§ Your instructions
Restate the whole listing word for word. Pictures are left out.
[BEGIN Data shown]
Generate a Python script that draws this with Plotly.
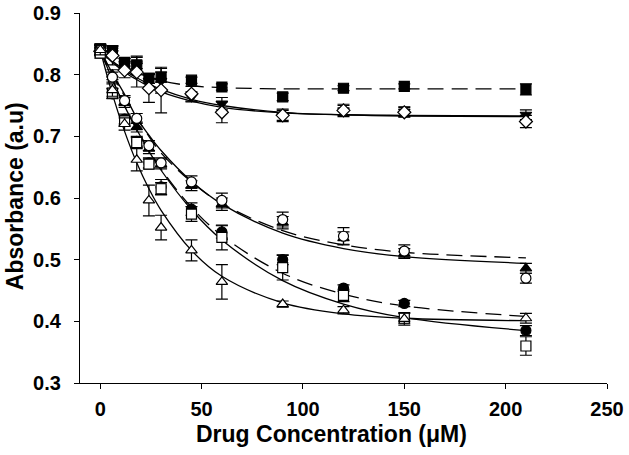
import plotly.graph_objects as go

conc = [0, 6, 12, 18, 24, 30, 45, 60, 90, 120, 150, 210]

# measured points (symbol: values, error)
sq_filled = [0.842, 0.839, 0.820, 0.816, 0.794, 0.796, 0.791, 0.780, 0.764, 0.778, 0.781, 0.776]
sq_filled_err = [0.008, 0.008, 0.006, 0.006, 0.008, 0.008, 0.005, 0.005, 0.006, 0.004, 0.004, 0.009]
tri_down = [0.840, 0.835, 0.818, 0.815, 0.790, 0.790, 0.764, 0.753, 0.734, 0.742, 0.740, 0.735]
tri_down_err = [0.008, 0.008, 0.008, 0.015, 0.010, 0.020, 0.008, 0.010, 0.008, 0.008, 0.008, 0.008]
diamond = [0.838, 0.831, 0.807, 0.804, 0.778, 0.775, 0.769, 0.739, 0.734, 0.742, 0.739, 0.724]
diamond_err = [0.008, 0.015, 0.012, 0.024, 0.023, 0.037, 0.012, 0.017, 0.010, 0.010, 0.008, 0.010]
circ_open = [0.840, 0.796, 0.758, 0.729, 0.685, 0.657, 0.626, 0.596, 0.565, 0.538, 0.514, 0.470]
circ_open_err = [0.008, 0.008, 0.008, 0.008, 0.008, 0.008, 0.010, 0.012, 0.012, 0.014, 0.010, 0.008]
tri_filled = [0.840, 0.800, 0.755, 0.715, 0.680, 0.655, 0.620, 0.590, 0.560, 0.535, 0.510, 0.486]
tri_filled_err = [0.008, 0.008, 0.008, 0.008, 0.008, 0.008, 0.008, 0.010, 0.010, 0.010, 0.008, 0.008]
circ_filled = [0.840, 0.769, 0.728, 0.692, 0.657, 0.618, 0.582, 0.545, 0.500, 0.454, 0.429, 0.385]
circ_filled_err = [0.008, 0.008, 0.008, 0.008, 0.008, 0.012, 0.010, 0.010, 0.008, 0.005, 0.005, 0.008]
sq_open = [0.835, 0.770, 0.725, 0.690, 0.655, 0.615, 0.574, 0.536, 0.487, 0.442, 0.405, 0.360]
sq_open_err = [0.008, 0.008, 0.008, 0.008, 0.008, 0.010, 0.012, 0.020, 0.020, 0.010, 0.008, 0.015]
tri_open = [0.840, 0.775, 0.720, 0.662, 0.596, 0.552, 0.515, 0.464, 0.428, 0.418, 0.404, 0.405]
tri_open_err = [0.008, 0.010, 0.010, 0.018, 0.025, 0.020, 0.017, 0.028, 0.005, 0.006, 0.010, 0.008]

# fitted curves at the same concentrations
fit_sq_filled = [0.840, 0.824, 0.812, 0.803, 0.796, 0.790, 0.782, 0.779, 0.777, 0.777, 0.777, 0.777]
fit_tri_down = [0.840, 0.822, 0.807, 0.795, 0.785, 0.776, 0.760, 0.750, 0.739, 0.735, 0.733, 0.732]
fit_diamond = [0.838, 0.820, 0.804, 0.792, 0.781, 0.772, 0.757, 0.747, 0.738, 0.735, 0.734, 0.733]
fit_circ_open = [0.840, 0.802, 0.768, 0.730, 0.702, 0.677, 0.627, 0.590, 0.543, 0.518, 0.505, 0.494]
fit_tri_filled = [0.840, 0.800, 0.765, 0.730, 0.700, 0.673, 0.626, 0.591, 0.547, 0.524, 0.512, 0.503]
fit_circ_filled = [0.840, 0.792, 0.749, 0.712, 0.678, 0.647, 0.585, 0.539, 0.478, 0.444, 0.425, 0.408]
fit_sq_open = [0.840, 0.792, 0.749, 0.711, 0.676, 0.645, 0.581, 0.532, 0.466, 0.428, 0.406, 0.385]
fit_tri_open = [0.840, 0.768, 0.708, 0.657, 0.615, 0.580, 0.515, 0.473, 0.430, 0.412, 0.405, 0.401]

x_ticks = [0, 50, 100, 150, 200, 250]
y_ticks = [0.3, 0.4, 0.5, 0.6, 0.7, 0.8, 0.9]
x_title = "Drug Concentration (μM)"
y_title = "Absorbance (a.u)"

FONT = "Arial, 'Liberation Sans', sans-serif"
fig = go.Figure()

curves = [
    (fit_sq_filled, "dash"), (fit_tri_down, "solid"), (fit_diamond, "solid"),
    (fit_circ_open, "solid"), (fit_tri_filled, "dash"), (fit_circ_filled, "dash"),
    (fit_sq_open, "solid"), (fit_tri_open, "solid"),
]
for ys, dash in curves:
    fig.add_trace(go.Scatter(
        x=conc, y=ys, mode="lines", line_shape="spline",
        line=dict(color="black", width=1.3, dash="16px,8px" if dash == "dash" else "solid"),
        showlegend=False, hoverinfo="skip"))

points = [
    (sq_filled, sq_filled_err, "square", "black"),
    (tri_down, tri_down_err, "triangle-down", "black"),
    (tri_filled, tri_filled_err, "triangle-up", "black"),
    (circ_filled, circ_filled_err, "circle", "black"),
    (diamond, diamond_err, "diamond", "white"),
    (circ_open, circ_open_err, "circle", "white"),
    (sq_open, sq_open_err, "square", "white"),
    (tri_open, tri_open_err, "triangle-up", "white"),
]
for ys, err, sym, fill in points:
    fig.add_trace(go.Scatter(
        x=conc, y=ys, mode="markers",
        marker=dict(symbol=sym, size=10, color=fill, line=dict(color="black", width=1.2)),
        error_y=dict(type="data", array=err, visible=True, color="black", thickness=1.2, width=6),
        showlegend=False))

fig.update_layout(
    width=629, height=455,
    margin=dict(l=80, r=22, t=13, b=72, autoexpand=False),
    paper_bgcolor="white", plot_bgcolor="white",
    font=dict(family=FONT, color="black"),
    annotations=[
        dict(text=y_title, textangle=-90, xref="paper", yref="paper",
             x=(15 - 80) / 527, y=0.505, xanchor="center", yanchor="middle", showarrow=False,
             font=dict(family=FONT, size=23, weight="bold", color="black")),
        dict(text=x_title, xref="paper", yref="paper",
             x=(331 - 80) / 527, y=(383 - 434) / 370, xanchor="center", yanchor="middle", showarrow=False,
             font=dict(family=FONT, size=23, weight="bold", color="black")),
    ],
)
fig.update_xaxes(
    automargin=False,
    range=[-10, 250], tickvals=x_ticks,
    showline=True, linecolor="black", linewidth=1.2,
    ticks="outside", ticklen=5, tickcolor="black", tickwidth=1.2,
    ticklabelstandoff=3,
    showgrid=False, zeroline=False,
    tickfont=dict(family=FONT, size=20, weight="bold", color="black"),
)
fig.update_yaxes(
    automargin=False,
    range=[0.3, 0.9], tickvals=y_ticks, tickformat=".1f",
    showline=True, linecolor="black", linewidth=1.2,
    ticks="outside", ticklen=5, tickcolor="black", tickwidth=1.2,
    ticklabelstandoff=9,
    showgrid=False, zeroline=False,
    tickfont=dict(family=FONT, size=20, weight="bold", color="black"),
)
fig.write_html(
    "out.html",
    config={"displayModeBar": False},
    post_script="document.body.style.margin='0';document.body.style.padding='0';",
)
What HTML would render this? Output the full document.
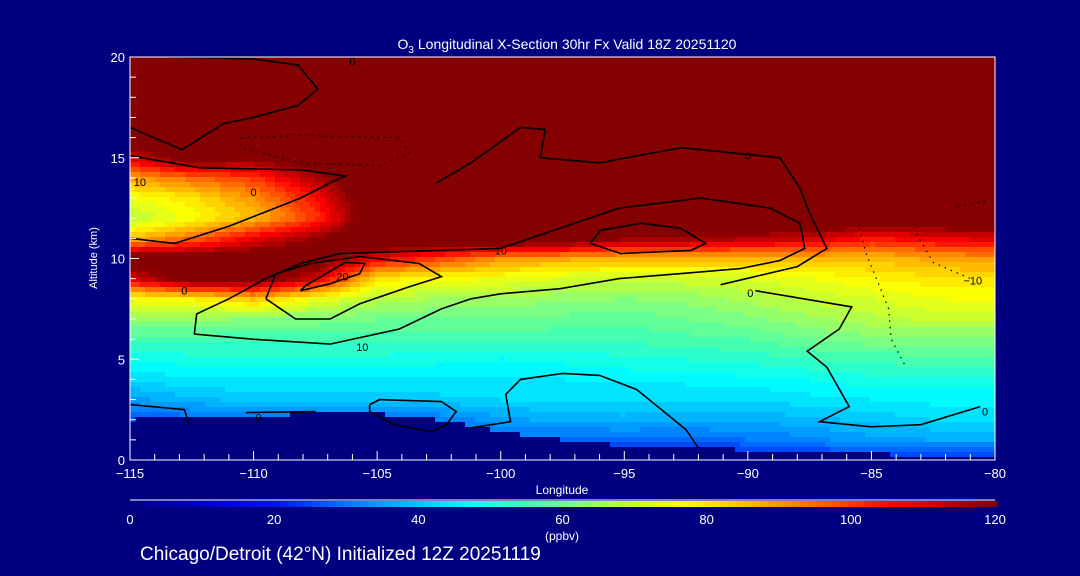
[END Data shown]
§ Response to this task
Generate a Python script that draws this with Plotly.
import plotly.graph_objects as go

conc = [0, 6, 12, 18, 24, 30, 45, 60, 90, 120, 150, 210]

# measured points (symbol: values, error)
sq_filled = [0.842, 0.839, 0.820, 0.816, 0.794, 0.796, 0.791, 0.780, 0.764, 0.778, 0.781, 0.776]
sq_filled_err = [0.008, 0.008, 0.006, 0.006, 0.008, 0.008, 0.005, 0.005, 0.006, 0.004, 0.004, 0.009]
tri_down = [0.840, 0.835, 0.818, 0.815, 0.790, 0.790, 0.764, 0.753, 0.734, 0.742, 0.740, 0.735]
tri_down_err = [0.008, 0.008, 0.008, 0.015, 0.010, 0.020, 0.008, 0.010, 0.008, 0.008, 0.008, 0.008]
diamond = [0.838, 0.831, 0.807, 0.804, 0.778, 0.775, 0.769, 0.739, 0.734, 0.742, 0.739, 0.724]
diamond_err = [0.008, 0.015, 0.012, 0.024, 0.023, 0.037, 0.012, 0.017, 0.010, 0.010, 0.008, 0.010]
circ_open = [0.840, 0.796, 0.758, 0.729, 0.685, 0.657, 0.626, 0.596, 0.565, 0.538, 0.514, 0.470]
circ_open_err = [0.008, 0.008, 0.008, 0.008, 0.008, 0.008, 0.010, 0.012, 0.012, 0.014, 0.010, 0.008]
tri_filled = [0.840, 0.800, 0.755, 0.715, 0.680, 0.655, 0.620, 0.590, 0.560, 0.535, 0.510, 0.486]
tri_filled_err = [0.008, 0.008, 0.008, 0.008, 0.008, 0.008, 0.008, 0.010, 0.010, 0.010, 0.008, 0.008]
circ_filled = [0.840, 0.769, 0.728, 0.692, 0.657, 0.618, 0.582, 0.545, 0.500, 0.454, 0.429, 0.385]
circ_filled_err = [0.008, 0.008, 0.008, 0.008, 0.008, 0.012, 0.010, 0.010, 0.008, 0.005, 0.005, 0.008]
sq_open = [0.835, 0.770, 0.725, 0.690, 0.655, 0.615, 0.574, 0.536, 0.487, 0.442, 0.405, 0.360]
sq_open_err = [0.008, 0.008, 0.008, 0.008, 0.008, 0.010, 0.012, 0.020, 0.020, 0.010, 0.008, 0.015]
tri_open = [0.840, 0.775, 0.720, 0.662, 0.596, 0.552, 0.515, 0.464, 0.428, 0.418, 0.404, 0.405]
tri_open_err = [0.008, 0.010, 0.010, 0.018, 0.025, 0.020, 0.017, 0.028, 0.005, 0.006, 0.010, 0.008]

# fitted curves at the same concentrations
fit_sq_filled = [0.840, 0.824, 0.812, 0.803, 0.796, 0.790, 0.782, 0.779, 0.777, 0.777, 0.777, 0.777]
fit_tri_down = [0.840, 0.822, 0.807, 0.795, 0.785, 0.776, 0.760, 0.750, 0.739, 0.735, 0.733, 0.732]
fit_diamond = [0.838, 0.820, 0.804, 0.792, 0.781, 0.772, 0.757, 0.747, 0.738, 0.735, 0.734, 0.733]
fit_circ_open = [0.840, 0.802, 0.768, 0.730, 0.702, 0.677, 0.627, 0.590, 0.543, 0.518, 0.505, 0.494]
fit_tri_filled = [0.840, 0.800, 0.765, 0.730, 0.700, 0.673, 0.626, 0.591, 0.547, 0.524, 0.512, 0.503]
fit_circ_filled = [0.840, 0.792, 0.749, 0.712, 0.678, 0.647, 0.585, 0.539, 0.478, 0.444, 0.425, 0.408]
fit_sq_open = [0.840, 0.792, 0.749, 0.711, 0.676, 0.645, 0.581, 0.532, 0.466, 0.428, 0.406, 0.385]
fit_tri_open = [0.840, 0.768, 0.708, 0.657, 0.615, 0.580, 0.515, 0.473, 0.430, 0.412, 0.405, 0.401]

x_ticks = [0, 50, 100, 150, 200, 250]
y_ticks = [0.3, 0.4, 0.5, 0.6, 0.7, 0.8, 0.9]
x_title = "Drug Concentration (μM)"
y_title = "Absorbance (a.u)"

FONT = "Arial, 'Liberation Sans', sans-serif"
fig = go.Figure()

curves = [
    (fit_sq_filled, "dash"), (fit_tri_down, "solid"), (fit_diamond, "solid"),
    (fit_circ_open, "solid"), (fit_tri_filled, "dash"), (fit_circ_filled, "dash"),
    (fit_sq_open, "solid"), (fit_tri_open, "solid"),
]
for ys, dash in curves:
    fig.add_trace(go.Scatter(
        x=conc, y=ys, mode="lines", line_shape="spline",
        line=dict(color="black", width=1.3, dash="16px,8px" if dash == "dash" else "solid"),
        showlegend=False, hoverinfo="skip"))

points = [
    (sq_filled, sq_filled_err, "square", "black"),
    (tri_down, tri_down_err, "triangle-down", "black"),
    (tri_filled, tri_filled_err, "triangle-up", "black"),
    (circ_filled, circ_filled_err, "circle", "black"),
    (diamond, diamond_err, "diamond", "white"),
    (circ_open, circ_open_err, "circle", "white"),
    (sq_open, sq_open_err, "square", "white"),
    (tri_open, tri_open_err, "triangle-up", "white"),
]
for ys, err, sym, fill in points:
    fig.add_trace(go.Scatter(
        x=conc, y=ys, mode="markers",
        marker=dict(symbol=sym, size=10, color=fill, line=dict(color="black", width=1.2)),
        error_y=dict(type="data", array=err, visible=True, color="black", thickness=1.2, width=6),
        showlegend=False))

fig.update_layout(
    width=629, height=455,
    margin=dict(l=80, r=22, t=13, b=72, autoexpand=False),
    paper_bgcolor="white", plot_bgcolor="white",
    font=dict(family=FONT, color="black"),
    annotations=[
        dict(text=y_title, textangle=-90, xref="paper", yref="paper",
             x=(15 - 80) / 527, y=0.505, xanchor="center", yanchor="middle", showarrow=False,
             font=dict(family=FONT, size=23, weight="bold", color="black")),
        dict(text=x_title, xref="paper", yref="paper",
             x=(331 - 80) / 527, y=(383 - 434) / 370, xanchor="center", yanchor="middle", showarrow=False,
             font=dict(family=FONT, size=23, weight="bold", color="black")),
    ],
)
fig.update_xaxes(
    automargin=False,
    range=[-10, 250], tickvals=x_ticks,
    showline=True, linecolor="black", linewidth=1.2,
    ticks="outside", ticklen=5, tickcolor="black", tickwidth=1.2,
    ticklabelstandoff=3,
    showgrid=False, zeroline=False,
    tickfont=dict(family=FONT, size=20, weight="bold", color="black"),
)
fig.update_yaxes(
    automargin=False,
    range=[0.3, 0.9], tickvals=y_ticks, tickformat=".1f",
    showline=True, linecolor="black", linewidth=1.2,
    ticks="outside", ticklen=5, tickcolor="black", tickwidth=1.2,
    ticklabelstandoff=9,
    showgrid=False, zeroline=False,
    tickfont=dict(family=FONT, size=20, weight="bold", color="black"),
)
fig.write_html(
    "out.html",
    config={"displayModeBar": False},
    post_script="document.body.style.margin='0';document.body.style.padding='0';",
)
What HTML would render this? Output the full document.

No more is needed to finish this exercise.